Typically for this most intriguing of playwrights (along with Declan Greene, the clear standout of the current Australian crop for mine), the true nature of the slipping through time, slipping out of the world, isn't clearly resolved but instead - more satisfyingly - is allowed to coexist (perhaps aptly) in something like a perpetual oscillation between a literal and a more fantastic explanation, where both could be 'true' at once.

Anyhow, also, good set, sympathetic direction, strong performances from all four of the actors. Very good.

(w/ Laura F, Erandathie and Meribah)

Emily St John Mandel - Station Eleven

I do love a good post apocalypse, and this is very good - a thoughtful, well-written novel of art, loss, humanity, connections and (somehow unobtrusively despite it being central to the narrative, not to mention the presence/absence of a significant character named Miranda) the enduring power of Shakespeare's work that takes place both after and - in flashback - before the catastrophic flu that delineates its events, and works as effectively as thrilling, kept me up late to finish reading it tale of survival as elegant literary exploration of its themes.

Also, I see, winner of this year's tournament of books.

Sunday, May 03, 2015

Shakey Graves - And The War Came

Sort of a folkish bluesy mix with some country thrown in there, including nicely crunching electric guitars. Pretty good, though a bit uneven.

Saturday, May 02, 2015

John Wolseley - "Heartlands and Headwater" (NGV Australia)

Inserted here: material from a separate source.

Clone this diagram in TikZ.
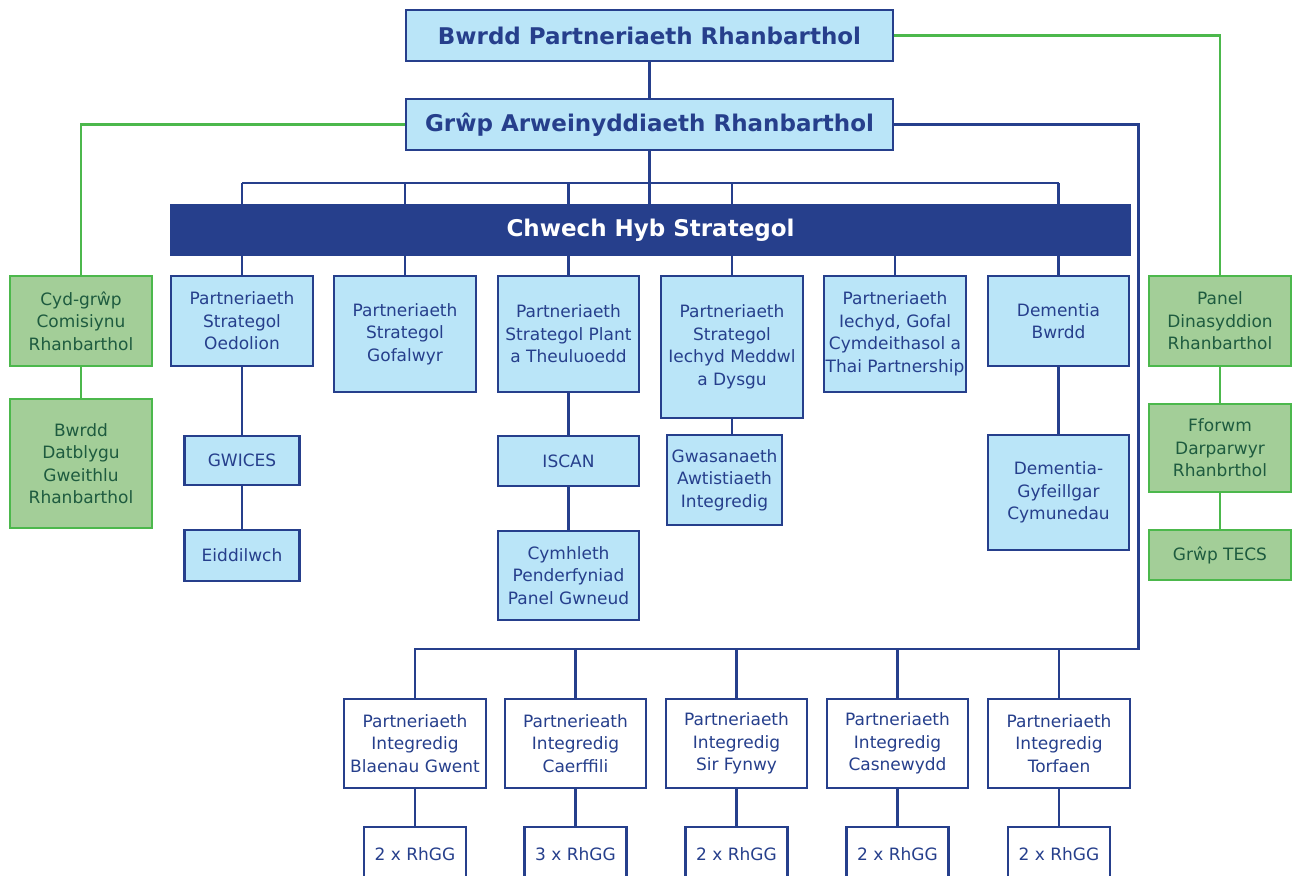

When I was younger - much younger - I liked watercolours. Indeed, they were the first method of painting or making art that I remember being specifically aware of. It's tempting to think that it was the blurry dreaminess that drew me, although it's probably just as likely that that's me projecting aesthetic tastes that only became dominant much later in life onto a younger self who was blissfully far more straightforward. Who can say?

Anyhow, that early affection didn't particularly last into adolescence or subsequently, but I was reminded of it by John Wolseley's exhibition, which tackles his broad subject of Australian landcapes and particularly wetlands using watercolours amidst a range of many other things (below - "A Daly River Creek, NT", far from the most diverse, but also taking in pastel, pencil, charcoal, ink and woodcut).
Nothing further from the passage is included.